The plague returned repeatedly during the later Middle Ages and into early modern times. Daniel Defoe's Journal of the Plague Year vividly chronicled the impact of mass deaths in England in the 1600s.
The Black Death contributed to the end of medieval Europe by transforming Europe's economy and society. Although rulers were able to put down peasant revolts, in the long run, they did not succeed in limiting wages. With a shortage of labor after the Black Death, market forces gave peasants in western Europe more bargaining power. They were able to demand higher wages. In addition, peasants were able to substitute the payment of cash rents for the legal obligations of serfdom that had been the basis of manorialism. The shift to a market economy in western Europe brought the end of the medieval order and ushered in the Renaissance and the modern age.
At the same time, landed nobles suffered from the loss of bargaining power to peasants.

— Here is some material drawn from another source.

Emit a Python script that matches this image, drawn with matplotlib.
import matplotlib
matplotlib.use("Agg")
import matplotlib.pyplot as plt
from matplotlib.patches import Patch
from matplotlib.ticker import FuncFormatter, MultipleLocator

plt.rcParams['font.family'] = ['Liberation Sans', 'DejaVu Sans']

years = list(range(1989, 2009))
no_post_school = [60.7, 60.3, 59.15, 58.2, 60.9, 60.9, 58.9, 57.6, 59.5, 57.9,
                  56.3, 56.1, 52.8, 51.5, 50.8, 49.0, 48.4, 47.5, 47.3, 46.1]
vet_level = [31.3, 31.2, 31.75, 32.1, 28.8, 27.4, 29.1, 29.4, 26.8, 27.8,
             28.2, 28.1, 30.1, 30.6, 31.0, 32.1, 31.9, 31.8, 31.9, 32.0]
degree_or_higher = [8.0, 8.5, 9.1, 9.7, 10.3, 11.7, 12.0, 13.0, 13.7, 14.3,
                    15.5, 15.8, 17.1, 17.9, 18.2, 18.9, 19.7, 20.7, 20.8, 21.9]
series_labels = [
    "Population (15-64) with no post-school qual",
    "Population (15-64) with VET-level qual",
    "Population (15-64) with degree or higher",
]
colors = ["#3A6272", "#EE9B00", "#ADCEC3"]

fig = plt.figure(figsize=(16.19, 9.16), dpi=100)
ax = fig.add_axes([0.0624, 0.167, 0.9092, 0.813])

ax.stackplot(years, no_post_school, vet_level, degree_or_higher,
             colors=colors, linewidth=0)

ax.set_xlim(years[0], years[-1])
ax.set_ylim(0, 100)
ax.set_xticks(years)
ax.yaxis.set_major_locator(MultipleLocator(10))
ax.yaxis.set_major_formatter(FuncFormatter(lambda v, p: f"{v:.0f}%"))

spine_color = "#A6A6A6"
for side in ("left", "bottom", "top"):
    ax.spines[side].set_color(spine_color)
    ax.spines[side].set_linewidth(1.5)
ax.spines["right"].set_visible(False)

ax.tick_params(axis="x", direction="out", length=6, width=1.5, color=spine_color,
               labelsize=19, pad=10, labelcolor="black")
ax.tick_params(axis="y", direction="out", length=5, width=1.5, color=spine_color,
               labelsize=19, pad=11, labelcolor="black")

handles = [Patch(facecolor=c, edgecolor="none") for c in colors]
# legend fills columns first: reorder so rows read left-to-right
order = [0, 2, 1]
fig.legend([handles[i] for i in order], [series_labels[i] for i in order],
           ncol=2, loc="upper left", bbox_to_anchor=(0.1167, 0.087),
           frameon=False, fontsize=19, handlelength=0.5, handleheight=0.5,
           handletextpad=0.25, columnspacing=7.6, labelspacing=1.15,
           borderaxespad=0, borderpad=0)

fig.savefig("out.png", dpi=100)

Because their incomes were reduced, they were less able to support knights and other fighting men. At the same time, the growth of a market economy supported a growing middle class of artisans and merchants in Europe's towns and cities. In kingdoms such as England, France, and Castile, kings were able to raise taxes from the middle classes in thriving cities to protect them and their trade from bandits and extortionate nobles. In this way, the Black Death led indirectly to a growth in the power of kings and centralized states and the gradual breakdown of the feudalism that was the key feature of medieval Europe.
How did the Black Death affect Europe?
This image is of an angry mob storming a nobleman's fortress. Because of the plague, crops often rotted in the field. Peasants often blamed the lord of the manor for leaving fields fallow.